### Description of the task:
Repeat the full listing below verbatim and keep the images out.

### Data block:
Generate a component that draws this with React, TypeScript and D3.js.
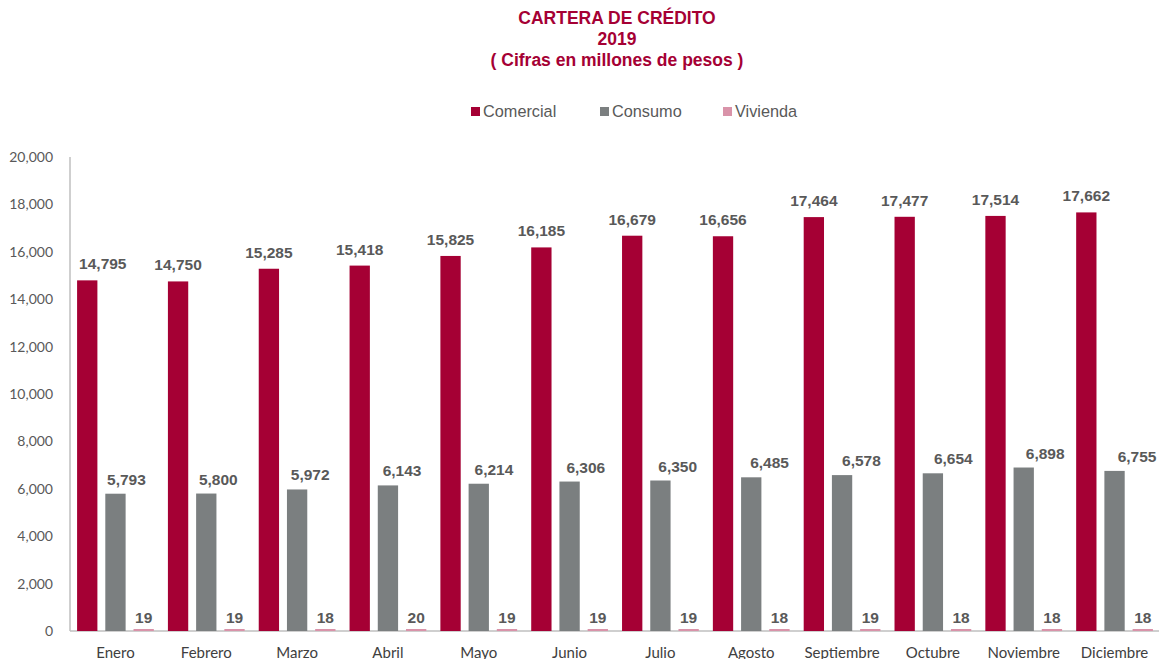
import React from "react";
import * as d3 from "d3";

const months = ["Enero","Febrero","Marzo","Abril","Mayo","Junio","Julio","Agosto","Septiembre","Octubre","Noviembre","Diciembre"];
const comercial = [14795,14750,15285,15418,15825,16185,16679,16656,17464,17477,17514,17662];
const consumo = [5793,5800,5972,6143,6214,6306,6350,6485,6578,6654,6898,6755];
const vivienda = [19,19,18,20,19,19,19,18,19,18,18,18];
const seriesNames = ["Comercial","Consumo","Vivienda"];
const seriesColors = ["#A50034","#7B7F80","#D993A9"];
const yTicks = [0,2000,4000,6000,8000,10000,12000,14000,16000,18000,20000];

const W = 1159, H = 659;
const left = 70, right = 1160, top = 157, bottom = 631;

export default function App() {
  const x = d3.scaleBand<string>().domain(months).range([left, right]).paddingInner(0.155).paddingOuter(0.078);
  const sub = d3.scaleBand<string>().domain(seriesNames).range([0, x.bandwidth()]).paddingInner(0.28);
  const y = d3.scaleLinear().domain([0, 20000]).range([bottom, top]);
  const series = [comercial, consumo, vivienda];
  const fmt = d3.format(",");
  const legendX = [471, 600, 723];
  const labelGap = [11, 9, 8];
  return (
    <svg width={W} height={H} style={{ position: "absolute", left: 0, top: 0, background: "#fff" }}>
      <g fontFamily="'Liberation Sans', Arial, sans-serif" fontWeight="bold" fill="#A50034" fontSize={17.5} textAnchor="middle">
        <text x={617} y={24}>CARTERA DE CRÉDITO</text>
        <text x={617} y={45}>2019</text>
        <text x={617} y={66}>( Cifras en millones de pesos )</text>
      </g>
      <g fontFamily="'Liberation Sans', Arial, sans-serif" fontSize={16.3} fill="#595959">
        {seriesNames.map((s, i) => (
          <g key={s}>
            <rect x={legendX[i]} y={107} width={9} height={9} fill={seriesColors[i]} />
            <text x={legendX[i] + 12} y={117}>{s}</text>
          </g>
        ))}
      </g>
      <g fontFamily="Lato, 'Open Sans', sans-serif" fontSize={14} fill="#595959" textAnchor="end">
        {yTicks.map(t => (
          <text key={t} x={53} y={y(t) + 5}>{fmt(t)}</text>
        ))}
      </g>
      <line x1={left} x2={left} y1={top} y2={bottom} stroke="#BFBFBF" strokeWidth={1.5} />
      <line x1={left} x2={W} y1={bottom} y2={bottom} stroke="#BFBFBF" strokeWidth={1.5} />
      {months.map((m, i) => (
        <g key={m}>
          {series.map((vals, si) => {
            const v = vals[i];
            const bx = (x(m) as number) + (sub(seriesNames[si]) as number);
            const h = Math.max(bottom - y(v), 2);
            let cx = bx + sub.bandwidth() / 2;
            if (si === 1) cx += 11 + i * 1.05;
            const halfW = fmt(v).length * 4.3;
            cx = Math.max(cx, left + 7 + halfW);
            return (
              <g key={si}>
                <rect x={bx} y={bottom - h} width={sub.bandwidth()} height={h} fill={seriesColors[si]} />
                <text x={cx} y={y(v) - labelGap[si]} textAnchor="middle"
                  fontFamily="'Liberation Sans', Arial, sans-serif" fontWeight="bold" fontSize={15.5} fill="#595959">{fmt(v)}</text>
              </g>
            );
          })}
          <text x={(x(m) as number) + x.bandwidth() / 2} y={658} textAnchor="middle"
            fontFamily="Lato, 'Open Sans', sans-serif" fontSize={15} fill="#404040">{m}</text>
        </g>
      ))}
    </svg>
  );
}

### Written reply:
Generate a component that draws this with React, TypeScript and D3.js.
import React from "react";
import * as d3 from "d3";

const months = ["Enero","Febrero","Marzo","Abril","Mayo","Junio","Julio","Agosto","Septiembre","Octubre","Noviembre","Diciembre"];
const comercial = [14795,14750,15285,15418,15825,16185,16679,16656,17464,17477,17514,17662];
const consumo = [5793,5800,5972,6143,6214,6306,6350,6485,6578,6654,6898,6755];
const vivienda = [19,19,18,20,19,19,19,18,19,18,18,18];
const seriesNames = ["Comercial","Consumo","Vivienda"];
const seriesColors = ["#A50034","#7B7F80","#D993A9"];
const yTicks = [0,2000,4000,6000,8000,10000,12000,14000,16000,18000,20000];

const W = 1159, H = 659;
const left = 70, right = 1160, top = 157, bottom = 631;

export default function App() {
  const x = d3.scaleBand<string>().domain(months).range([left, right]).paddingInner(0.155).paddingOuter(0.078);
  const sub = d3.scaleBand<string>().domain(seriesNames).range([0, x.bandwidth()]).paddingInner(0.28);
  const y = d3.scaleLinear().domain([0, 20000]).range([bottom, top]);
  const series = [comercial, consumo, vivienda];
  const fmt = d3.format(",");
  const legendX = [471, 600, 723];
  const labelGap = [11, 9, 8];
  return (
    <svg width={W} height={H} style={{ position: "absolute", left: 0, top: 0, background: "#fff" }}>
      <g fontFamily="'Liberation Sans', Arial, sans-serif" fontWeight="bold" fill="#A50034" fontSize={17.5} textAnchor="middle">
        <text x={617} y={24}>CARTERA DE CRÉDITO</text>
        <text x={617} y={45}>2019</text>
        <text x={617} y={66}>( Cifras en millones de pesos )</text>
      </g>
      <g fontFamily="'Liberation Sans', Arial, sans-serif" fontSize={16.3} fill="#595959">
        {seriesNames.map((s, i) => (
          <g key={s}>
            <rect x={legendX[i]} y={107} width={9} height={9} fill={seriesColors[i]} />
            <text x={legendX[i] + 12} y={117}>{s}</text>
          </g>
        ))}
      </g>
      <g fontFamily="Lato, 'Open Sans', sans-serif" fontSize={14} fill="#595959" textAnchor="end">
        {yTicks.map(t => (
          <text key={t} x={53} y={y(t) + 5}>{fmt(t)}</text>
        ))}
      </g>
      <line x1={left} x2={left} y1={top} y2={bottom} stroke="#BFBFBF" strokeWidth={1.5} />
      <line x1={left} x2={W} y1={bottom} y2={bottom} stroke="#BFBFBF" strokeWidth={1.5} />
      {months.map((m, i) => (
        <g key={m}>
          {series.map((vals, si) => {
            const v = vals[i];
            const bx = (x(m) as number) + (sub(seriesNames[si]) as number);
            const h = Math.max(bottom - y(v), 2);
            let cx = bx + sub.bandwidth() / 2;
            if (si === 1) cx += 11 + i * 1.05;
            const halfW = fmt(v).length * 4.3;
            cx = Math.max(cx, left + 7 + halfW);
            return (
              <g key={si}>
                <rect x={bx} y={bottom - h} width={sub.bandwidth()} height={h} fill={seriesColors[si]} />
                <text x={cx} y={y(v) - labelGap[si]} textAnchor="middle"
                  fontFamily="'Liberation Sans', Arial, sans-serif" fontWeight="bold" fontSize={15.5} fill="#595959">{fmt(v)}</text>
              </g>
            );
          })}
          <text x={(x(m) as number) + x.bandwidth() / 2} y={658} textAnchor="middle"
            fontFamily="Lato, 'Open Sans', sans-serif" fontSize={15} fill="#404040">{m}</text>
        </g>
      ))}
    </svg>
  );
}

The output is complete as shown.